A expectativa do setor é que a demanda por biodiesel aumente entre 21% e 22% para suprir o aumento da mistura a partir desta sexta-feira (1º), afirma o diretor de Biodiesel do grupo Delta Energia, Silvio Roman.
“Infelizmente, com esse atraso que teve para a chegada do B14 [14% de biodiesel], o mercado ficou muito ocioso. Hoje com o B12 [12% de biodiesel, em vigor até quinta-feira], temos quase que o dobro de oferta perante a demanda”, afirmou.
Idas e vindas da mistura
O cronograma original previa que a mistura de biodiesel chegasse a 14% em 2022. Mas o plano foi adiado por decisões do CNPE que visavam reduzir o preço do diesel B na bomba, em meio à alta no valor dos combustíveis em 2021 e 2022.
O percentual estava em 13% em abril de 2021 e foi reduzido a 10% durante a maior parte do ano. Depois, em 2022, o CNPE decidiu manter a mistura ao longo do ano e no início de 2023.
Nos primeiros meses de mandato, o governo de Luiz Inácio Lula da Silva (PT) estabeleceu um novo cronograma, que previa o aumento gradual da mistura, que chegaria a 15% em 2026.
Em dezembro, com apoio do vice-presidente Geraldo Alckmin (PSB), o governo antecipou o cronograma. Dessa forma, o chamado “mandato de biodiesel” será de 14% em 2024 e 15% em 2025.
Projeto Combustível do Futuro
Em setembro do ano passado, o governo enviou um projeto de lei ao Congresso com medidas de incentivo ao setor de biocombustíveis. Intitulado “Combustível do Futuro”, o texto estabelecia que o teor de biodiesel no diesel chegaria a 20% em 2030.
Na Câmara dos Deputados, o projeto recebeu nesta semana uma nova redação, que estabelece um cronograma para essa elevação e traz a possibilidade de aumento para 25%.
O texto foi bem recebido pelo setor, apesar de gerar resistência no governo por uma eventual perda de autonomia do CNPE para definir o calendário.
“Nós recebemos o relatório muito bem porque nos traz a assertiva em lei que nós vamos chegar no B20. Então, você pode se planejar melhor. Nós nos planejamos com uma sinalização do CNPE, que foi frustrada porque no final do governo passado houve uma redução, e agora o relatório do [deputado Arnaldo] Jardim é bastante confortável para planejarmos nossos investimentos”, afirmou o vice-presidente Institucional e Regulatório da Delta Energia, Luiz Fernando Leone Vianna.
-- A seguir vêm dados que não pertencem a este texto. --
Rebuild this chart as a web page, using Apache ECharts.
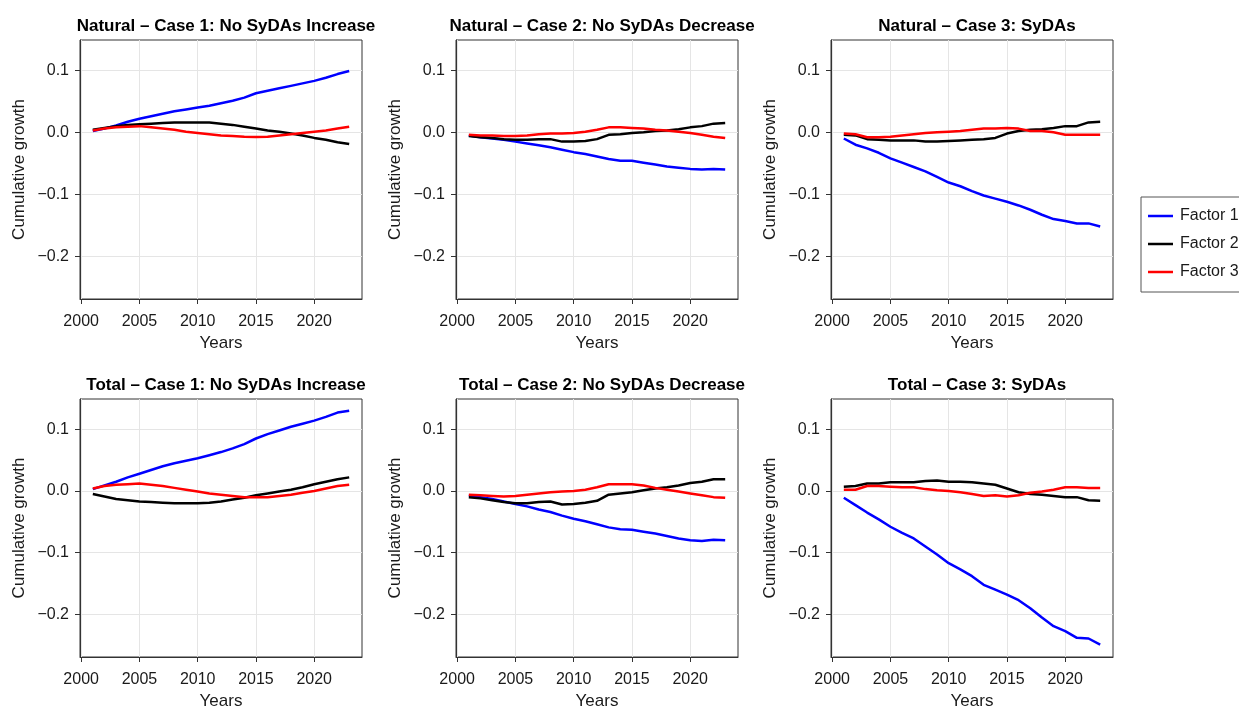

Ao g1, o presidente da Frente Parlamentar Mista do Biocombustível (FPBio), deputado Alceu Moreira (MDB-RS), disse não ser contra o CNPE decidir o cronograma.
“A questão que nós temos que garantir para o investidor [é que] daqui a dois ou três anos não tenha outra decisão que queira mudar isso [o cronograma]”, declarou.
A FPBio também quer estabelecer um piso para a mistura, ou seja, um valor mínimo para a adição de biodiesel ao diesel fóssil. Para Moreira, esse piso deve ser de 15%, “porque com 15% as indústrias instaladas funcionam”.
Quando enviou o texto, o governo chegou a estimar um aumento de 0,7% no preço do diesel final a cada um ponto percentual de elevação da mistura. Ou seja, o preço aumentaria em 0,7% no caso de alta do percentual de 15% para 16%, mais 0,7% na elevação de 16% para 17% e assim por diante.
“Não tem como falar em questão de preço sendo commodity. Hoje existe esse preço, amanhã, ou ano que vem, ou outro ano, pode estar abaixo ou em um valor acima. Então, não é questão da mistura e sim como vai estar a economia do mundo”, disse o diretor da Delta, Silvio Roman.
Marcus D’Elia, da Leggio Consultoria, também ressalta a necessidade de aumento de produção e de esmagamento da soja –a matéria-prima mais usada para se fazer biodiesel.
“Neste cenário, para garantir o suprimento de B20, será necessário que se atinja entre 46% e 48% de esmagamento, um valor demasiado alto em relação aos níveis atuais”, explica.
Em nota, as entidades do setor afirmam que as usinas existentes já têm capacidade para suprir a demanda por B20 –ou seja, 20% de biodiesel no diesel. O levantamento aponta uma demanda de 13,2 bilhões de litros de biodiesel ou aproximadamente 90% da capacidade atual disponível.